Aktionstag

Schmerzversorgung bereitet Schmerzen

Fast jeder dritte Bundesbürger hat chronische Schmerzen - doch für die Betroffenen wird vielerorts zu wenig getan, bemängeln Experten. Ihre Lösung: Ärzte, Patient, Therapeuten, Pfleger und Apotheker müssen besser zusammenarbeiten.

Angela MisslbeckVon Angela Misslbeck Veröffentlicht:
Schmerz lass nach.

Schmerz lass nach.

© drubig-photo / fotolia.com

BERLIN. Bis zu 28 Millionen Menschen in Deutschland leiden an chronischen Schmerzen, sechs bis acht Millionen sind dadurch dauerhaft beeinträchtigt.

Doch von einer flächendeckenden, adäquaten Versorgung dieser Patienten ist Deutschland weit entfernt. Die Deutsche Schmerzgesellschaft (DSG) fordert deshalb, dass die Politik dem Thema "Schmerz" Top-Priorität einräumt.

Wie bei den Allgemeinmedizinern gebe es auch in der Schmerztherapie in Ballungszentren meist eine sehr gute Versorgung, in vielen anderen Gebieten sei der hohe Bedarf aber nicht gedeckt, so DSG-Präsident Professor Michael Schäfer am Aktionstag am 2. Juni gegen den Schmerz in Berlin.

Die DSG erarbeitet nun einen Schmerzatlas, der für 800 Regionen Bedarf und Angebot der Schmerzversorgung darstellt.

"Wir denken, dass das in gewissen Regionen katastrophal ist", sagte Schäfer. Er fordert: "Wir müssen auch in der Schmerzversorgung wie in der Palliativmedizin darauf hinarbeiten, dass eine flächendeckende Versorgung gewährleistet ist."

Kooperation für wirksame Schmerztherapie

Anschub für die nötige interdisziplinäre Schmerzdiagnostik erhofft sich die DSG von dem geplanten Zweitmeinungsverfahren.

"Jeder Facharzt, der diese Patienten alleine behandeln will, scheitert mit seiner Therapie. Das ist nachgewiesen.
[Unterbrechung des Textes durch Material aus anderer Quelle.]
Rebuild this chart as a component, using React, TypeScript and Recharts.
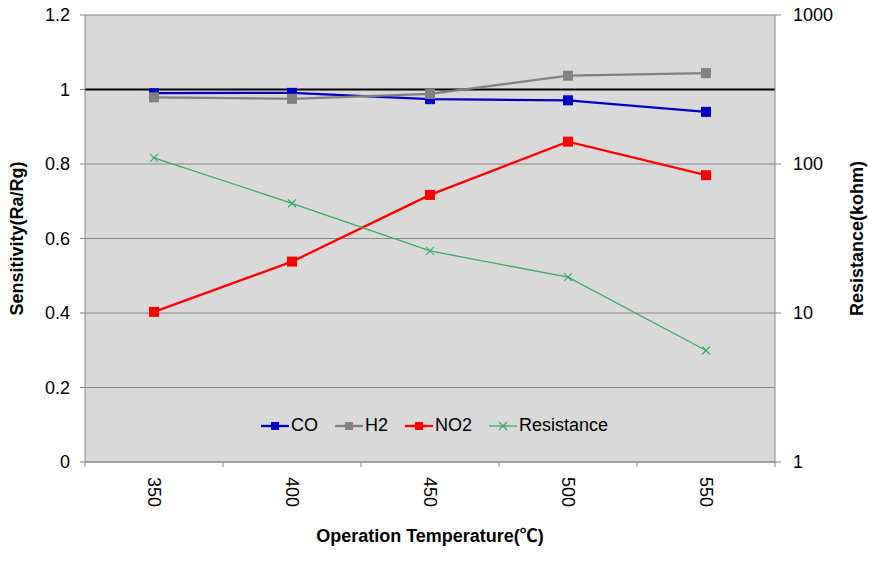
import React from 'react';
import { LineChart, Line, XAxis, YAxis, CartesianGrid, Legend, ReferenceLine, Label } from 'recharts';

const FONT = '"Liberation Sans", Arial, "Noto Sans CJK SC", sans-serif';

// values
const temps = [350, 400, 450, 500, 550];
const co = [0.99, 0.991, 0.974, 0.971, 0.94];
const h2 = [0.979, 0.975, 0.988, 1.037, 1.044];
const no2 = [0.403, 0.538, 0.717, 0.86, 0.77];
const resistance = [110, 54.5, 26.1, 17.4, 5.6];

const leftTicks = [0, 0.2, 0.4, 0.6, 0.8, 1, 1.2];
const rightTicks = [1, 10, 100, 1000];
const bandEdges = [325, 375, 425, 475, 525, 575];

const data = temps.map((t, i) => ({
  temp: t,
  CO: co[i],
  H2: h2[i],
  NO2: no2[i],
  Resistance: resistance[i],
}));

const series = [
  { key: 'CO', color: '#0000C8', width: 2.3, marker: 'square', axis: 'left' },
  { key: 'H2', color: '#808080', width: 2.3, marker: 'square', axis: 'left' },
  { key: 'NO2', color: '#FF0000', width: 2.3, marker: 'square', axis: 'left' },
  { key: 'Resistance', color: '#3AAA66', width: 1.3, marker: 'cross', axis: 'right' },
];

const squareDot = (color: string) => (p: any) => {
  if (p.cx == null || p.cy == null) return <g key={p.index} />;
  return <rect key={p.index} x={p.cx - 5} y={p.cy - 5} width={10} height={10} fill={color} />;
};

const crossDot = (color: string) => (p: any) => {
  if (p.cx == null || p.cy == null) return <g key={p.index} />;
  const { cx, cy } = p;
  return (
    <path
      key={p.index}
      d={`M${cx - 4},${cy - 4}L${cx + 4},${cy + 4}M${cx + 4},${cy - 4}L${cx - 4},${cy + 4}`}
      stroke={color}
      strokeWidth={1.2}
      fill="none"
    />
  );
};

const RotatedTick = (p: any) => (
  <text
    x={p.x}
    y={p.y}
    transform={`rotate(90, ${p.x}, ${p.y})`}
    textAnchor="start"
    dominantBaseline="central"
    fontSize={18}
    fill="#000"
    fontFamily={FONT}
  >
    {p.payload.value}
  </text>
);

const NoLabel = () => <g />;

const renderLegend = () => (
  <div
    style={{
      display: 'flex',
      justifyContent: 'center',
      alignItems: 'center',
      gap: 17,
      fontFamily: FONT,
      fontSize: 18,
      color: '#000',
    }}
  >
    {series.map((s) => (
      <div key={s.key} style={{ display: 'flex', alignItems: 'center' }}>
        <svg width={28} height={12}>
          <line x1={0} y1={6} x2={28} y2={6} stroke={s.color} strokeWidth={s.width} />
          {s.marker === 'square' ? (
            <rect x={10} y={2} width={8} height={8} fill={s.color} />
          ) : (
            <path d="M10,2L18,10M18,2L10,10" stroke={s.color} strokeWidth={1.2} fill="none" />
          )}
        </svg>
        <span style={{ marginLeft: 2 }}>{s.key}</span>
      </div>
    ))}
  </div>
);

const titleStyle = { fontWeight: 'bold', fontSize: 18, fill: '#000', fontFamily: FONT };

export default function App() {
  return (
    <div style={{ position: 'absolute', left: 0, top: 0, width: 869, height: 565, background: '#fff' }}>
      <LineChart
        width={869}
        height={565}
        data={data}
        margin={{ top: 15, right: 0, bottom: 0, left: 0 }}
        style={{ fontFamily: FONT }}
      >
        <CartesianGrid
          xAxisId="a"
          yAxisId="left"
          vertical={false}
          fill="#D9D9D9"
          stroke="#868686"
          fillOpacity={1}
        />
        {/* category boundaries: axis line + tick marks */}
        <XAxis
          xAxisId="a"
          dataKey="temp"
          type="number"
          domain={[325, 575]}
          ticks={bandEdges}
          allowDataOverflow
          interval={0}
          tick={<NoLabel />}
          tickLine={{ stroke: '#868686' }}
          tickSize={5}
          height={1}
          stroke="#868686"
        />
        {/* category labels, rotated */}
        <XAxis
          xAxisId="b"
          dataKey="temp"
          type="number"
          domain={[325, 575]}
          ticks={temps}
          allowDataOverflow
          interval={0}
          axisLine={false}
          tickLine={false}
          tickSize={0}
          tickMargin={14}
          height={102}
          tick={<RotatedTick />}
        >
          <Label value="Operation Temperature(℃)" position="insideBottom" offset={23} style={titleStyle} />
        </XAxis>
        <YAxis
          yAxisId="left"
          domain={[0, 1.2]}
          ticks={leftTicks}
          allowDataOverflow
          width={85}
          tickSize={5}
          tickMargin={10}
          stroke="#868686"
          tick={{ fill: '#000', fontSize: 18 }}
          tickFormatter={(v) => String(v)}
        >
          <Label
            value="Sensitivity(Ra/Rg)"
            angle={-90}
            position="insideLeft"
            offset={17}
            style={{ ...titleStyle, textAnchor: 'middle' }}
          />
        </YAxis>
        <YAxis
          yAxisId="right"
          orientation="right"
          scale="log"
          domain={[1, 1000]}
          ticks={rightTicks}
          allowDataOverflow
          width={94}
          tickSize={6}
          tickMargin={12}
          stroke="#868686"
          tick={{ fill: '#000', fontSize: 18 }}
        >
          <Label
            value="Resistance(kohm)"
            angle={-90}
            position="insideRight"
            offset={12}
            style={{ ...titleStyle, textAnchor: 'middle' }}
          />
        </YAxis>
        <ReferenceLine xAxisId="a" yAxisId="left" y={1} stroke="#000" strokeWidth={2} />
        <Legend
          layout="horizontal"
          verticalAlign="middle"
          align="center"
          content={renderLegend}
          wrapperStyle={{ top: 415, left: 0, width: 869 }}
        />
        {series.map((s) => (
          <Line
            key={s.key}
            xAxisId="a"
            yAxisId={s.axis}
            dataKey={s.key}
            type="linear"
            stroke={s.color}
            strokeWidth={s.width}
            dot={s.marker === 'square' ? squareDot(s.color) : crossDot(s.color)}
            activeDot={false}
            isAnimationActive={false}
          />
        ))}
      </LineChart>
    </div>
  );
}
Nur ein Verbund von verschiedenen Disziplinen führt dazu, dass diesen Patienten wirklich geholfen werden kann", sagte Schäfer.

Vor allem für Patienten mit unspezifischem Rückenschmerz mache das Zweitmeinungsverfahren Sinn. Bei einer wirksamen Schmerztherapie müssten Ärzte, Psychologen, Physiotherapeuten, Pflegefachkräfte, Apotheker und der Patient selbst zusammenarbeiten, forderte Schäfer.

In der Praxis treffen solche Kooperationen aber auf viele Hürden. In der ambulanten Medizin sieht die Präsidentin der Deutschen Gesellschaft für Psychologische Schmerztherapie, Dr. Regine Klinger, Strukturmängel, die Kooperationen behindern.

Vor allem müssten Abrechnungsmöglichkeiten für Kooperationen geschaffen werden. "Das würde mit wenig Mitteln einen großen Schritt nach vorne geben", sagte sie.

"Schlicht Zeitmangel" nennt Franz Wagner, Vizepräsident des Deutschen Pflegerates, als Ursache für die fehlende Zusammenarbeit. Es sei "erwiesen, dass Schmerzpatienten schlechter versorgt sind, wenn es zu wenig Personal gibt", sagte Wagner.

Apotheker und Ärzte haben nach Angaben von Dr. Rainer Bienfait, Vize des Deutschen Apothekerverbands (DAV), mit gemeinsamen schmerztherapeutischen Fortbildungen einen ersten Schritt zu mehr Zusammenarbeit gemacht.